Stories from an Unconventional Childhood, Week Twelve

Just before tenth grade started, my mom and I moved again because she got a new job across the state. Interestingly enough, because I was registering right before school started, I received some interesting benefits. In that school, high school covered 10th through 12th grade. Yes, that means I was low man on the totem pole again. But there was a pecking order in the school. The lockers lining the halls were in three layers. Tenth graders got the bottom lockers. Juniors got the middles. Seniors got the top lockers. However, they were out of bottom lockers when I registered, so someone assigned me a top locker. When school started, everyone assumed I was a senior, so I didn't have to deal with any of the junk the other sophomores had to deal with.

School was interesting and I quickly made friends and enjoyed most of my classes. One of the highlights was a cool field trip to some nearly cliff dwellings. Another was my geometry class, which much to my surprise, turned out to be one of my favorites. For some reason, geometry just clicked with me.

We lived in a small cinderblock house on top of a hill overlooking the town. It was surrounded by evergreens and large rocks, which made the yard pretty unusable, but nice to look at.

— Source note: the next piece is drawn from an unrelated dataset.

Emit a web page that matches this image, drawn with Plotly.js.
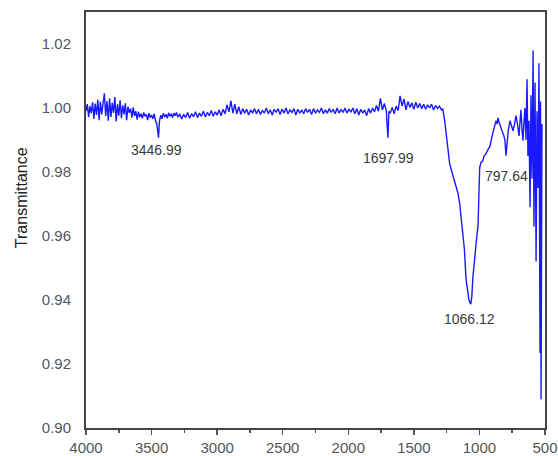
<!DOCTYPE html>
<html>
<head>
<meta charset="utf-8">
<script src="https://cdn.plot.ly/plotly-3.0.1.min.js"></script>
<style>html,body{margin:0;padding:0;background:#fff;}#chart{width:558px;height:456px;}</style>
</head>
<body>
<div id="chart"></div>
<script>
// Wavenumber (cm-1) and transmittance
const wavenumber = [
4000,3990,3980,3970,3960,3950,3940,3930,3920,3910,3900,3890,3880,3870,3860,3850,3840,3830,3820,3810,
3800,3790,3780,3770,3760,3750,3740,3730,3720,3710,3700,3690,3680,3670,3660,3650,3640,3630,3620,3610,
3600,3590,3580,3570,3560,3550,3540,3530,3520,3510,3500,3490,3480,3470,3460,3447,3440,3430,3420,3410,
3400,3390,3380,3370,3360,3350,3340,3330,3320,3310,3300,
3285,3270,3255,3240,3225,3210,3195,3180,3165,3150,3135,3120,3105,3090,3075,3060,3045,3030,3015,3000,
2985,2970,2955,2940,2925,2910,2895,2880,2865,2850,2835,2820,2805,2790,2775,2760,2745,2730,2715,2700,
2685,2670,2655,2640,2625,2610,2595,2580,2565,2550,2535,2520,2505,2490,2475,2460,2445,2430,2415,2400,
2385,2370,2355,2340,2325,2310,2295,2280,2265,2250,2235,2220,2205,2190,2175,2160,2145,2130,2115,2100,
2085,2070,2055,2040,2025,2010,1995,1980,1965,1950,1935,1920,1905,1890,1875,1860,1845,1830,1815,1800,
1785,1770,1755,1740,1725,1710,1698,1690,1680,1665,1650,1635,1620,1605,1590,1575,1560,1545,1530,1515,
1500,1485,1470,1455,1440,1425,1410,1395,1380,1365,1350,1335,1320,1305,1290,1280,
1265,1250,1235,1227,1210,1195,1180,1163,1150,1140,1125,1115,1102,1090,1080,1066,1058,1050,1040,1030,
1020,1011,1005,998,988,975,965,950,935,920,905,890,874,865,858,850,840,828,815,805,
797.64,790,780,767,755,744,732,721,710,698,690,683,675,668,660,653,
645,637,630,622,614,607,599,591,584,576,568,561,553,546,538,534,530,526,523
];
const transmittance = [
0.9990,1.0012,0.9972,1.0006,0.9984,1.0018,0.9966,1.0014,0.9978,1.0026,0.9962,1.0020,0.9980,1.0010,1.0046,0.9975,1.0022,0.9960,1.0030,0.9972,
1.0016,0.9985,1.0034,0.9958,1.0012,0.9976,1.0024,0.9968,1.0008,0.9980,1.0015,0.9962,1.0004,0.9985,0.9998,0.9970,1.0002,0.9975,0.9990,0.9964,
0.9988,0.9972,0.9982,0.9968,0.9986,0.9974,0.9980,0.9962,0.9984,0.9970,0.9978,0.9966,0.9982,0.9960,0.9950,0.9907,0.9958,0.9978,0.9966,0.9984,
0.9972,0.9980,0.9968,0.9985,0.9974,0.9982,0.9970,0.9984,0.9976,0.9986,0.9972,
0.9980,0.9966,0.9980,0.9970,0.9986,0.9968,0.9982,0.9973,0.9988,0.9970,0.9984,0.9974,0.9990,0.9972,0.9986,0.9976,0.9992,0.9974,0.9988,0.9978,
0.9994,0.9976,0.9996,0.9982,1.0010,0.9988,1.0022,0.9984,1.0012,0.9982,1.0004,0.9980,0.9998,0.9984,0.9996,0.9978,0.9994,0.9984,0.9998,0.9982,
0.9996,0.9980,0.9992,0.9984,1.0000,0.9982,0.9994,0.9978,0.9996,0.9986,0.9998,0.9980,0.9996,0.9984,1.0000,0.9982,0.9994,0.9986,0.9998,0.9978,
0.9996,0.9984,0.9994,0.9982,0.9998,0.9986,0.9996,0.9980,0.9998,0.9984,0.9994,0.9986,1.0000,0.9982,0.9994,0.9984,0.9998,0.9986,0.9996,0.9982,
1.0000,0.9984,0.9996,0.9986,1.0000,0.9984,0.9996,0.9988,1.0000,0.9982,0.9998,0.9978,0.9996,0.9984,0.9994,0.9976,0.9998,0.9984,1.0000,0.9988,
1.0008,0.9990,1.0030,0.9994,1.0014,0.9992,0.9907,0.9990,0.9984,1.0002,0.9982,1.0006,0.9992,1.0038,1.0006,1.0028,0.9994,1.0020,1.0002,1.0016,
0.9996,1.0018,1.0000,1.0014,0.9998,1.0012,0.9996,1.0010,1.0000,1.0012,0.9994,1.0008,0.9998,1.0006,0.9994,0.9998,
0.9960,0.9905,0.9855,0.9826,0.9800,0.9780,0.9760,0.9733,0.9700,0.9660,0.9617,0.9560,0.9465,0.9420,0.9400,0.9387,0.9410,0.9470,0.9520,0.9570,
0.9600,0.9630,0.9720,0.9814,0.9830,0.9835,0.9850,0.9857,0.9870,0.9880,0.9910,0.9935,0.9960,0.9950,0.9969,0.9955,0.9940,0.9929,0.9915,0.9898,
0.9851,0.9890,0.9930,0.9960,0.9945,0.9929,0.9950,0.9976,0.9950,0.9913,0.9960,0.9994,0.9930,0.9898,0.9960,1.0000,
0.9900,1.0090,0.9850,0.9960,0.9690,1.0040,0.9780,1.0180,0.9630,1.0080,0.9520,0.9990,0.9750,1.0140,0.9234,1.0020,0.9090,0.9850,0.9950
];

const peakLabels = ['3446.99', '1697.99', '1066.12', '797.64'];
const peakLabelX = [3459, 1697, 1072, 797];
const peakLabelY = [0.9870, 0.9845, 0.9340, 0.9789];

const xTickVals = [4000, 3500, 3000, 2500, 2000, 1500, 1000, 500];
const yTickVals = [0.90, 0.92, 0.94, 0.96, 0.98, 1.00, 1.02];

const trace = {
  x: wavenumber,
  y: transmittance,
  type: 'scatter',
  mode: 'lines',
  line: {color: 'rgb(25,25,255)', width: 1.4},
  hoverinfo: 'skip'
};

const annotations = peakLabels.map((t, i) => ({
  x: peakLabelX[i], y: peakLabelY[i], xref: 'x', yref: 'y',
  text: t, showarrow: false,
  font: {family: 'Arial, Liberation Sans, sans-serif', size: 14, color: '#3a3a3a'}
}));

// y-axis title placed as rotated text left of the tick labels
annotations.push({
  xref: 'paper', yref: 'paper', x: -0.139, y: 0.553,
  xanchor: 'center', yanchor: 'middle', textangle: -90,
  text: 'Transmittance', showarrow: false,
  font: {family: 'Arial, Liberation Sans, sans-serif', size: 16, color: '#222'}
});

const layout = {
  width: 558, height: 456,
  margin: {l: 86, r: 13, t: 12, b: 28},
  paper_bgcolor: '#fff', plot_bgcolor: '#fff',
  showlegend: false,
  xaxis: {
    range: [4000, 500],
    tickvals: xTickVals,
    ticktext: xTickVals.map(String),
    ticks: 'outside', ticklen: 5, tickwidth: 1.5, tickcolor: '#555',
    minor: {dtick: 250, ticks: 'outside', ticklen: 3, tickwidth: 1.5, tickcolor: '#555'},
    showgrid: false, zeroline: false,
    showline: true, linecolor: '#444', linewidth: 2, mirror: true,
    tickfont: {family: 'Arial, Liberation Sans, sans-serif', size: 15, color: '#555'}
  },
  yaxis: {
    range: [0.90, 1.03],
    tickvals: yTickVals,
    ticktext: yTickVals.map(v => v.toFixed(2)),
    ticks: 'outside', ticklen: 10, tickcolor: 'rgba(0,0,0,0)',
    showgrid: false, zeroline: false,
    showline: true, linecolor: '#444', linewidth: 2, mirror: true,
    tickfont: {family: 'Arial, Liberation Sans, sans-serif', size: 15, color: '#555'}
  },
  annotations: annotations
};

Plotly.newPlot('chart', [trace], layout, {displayModeBar: false, staticPlot: true});
</script>
</body>
</html>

Toward the end of the year, we learned that my mother's position, along with about 20 others, was being eliminated. While Mom was job-hunting, she found out she had been hired to work at a summer camp. She was a former Girl Scout leader and director of a Camp Fire camp, so they jumped on her application. We put everything in storage and headed to the mountains outside Cloudcroft, NM. We lived at the camp for the better part of the summer, and my mom went on interviews on practically every day off.

I found ways to amuse myself as well. I made friends with the camp director's daughter, who was a couple years younger. I also had a blast teaching camp songs, which I knew tons of thanks to years in Girl Scouts and the summers my mom was a camp director. When they had a week for high schoolers, I actually got to be a camper and attend. The week was a backpacking trip covering a long trail through the White Mountains outside Ruidoso. It was an amazing experience that pushed the boundaries of what I thought I was capable of.

Meanwhile, she had decided we were moving to Las Cruces. We found a beautiful house in an older neighborhood and began moving in. It was a lovely house with thick carpeting, a mural on the dining room wall, tons of storage, and a small fountain in the backyard. Unfortunately, I didn't get to stay long enough to get fully unpacked, but that's a story for another day.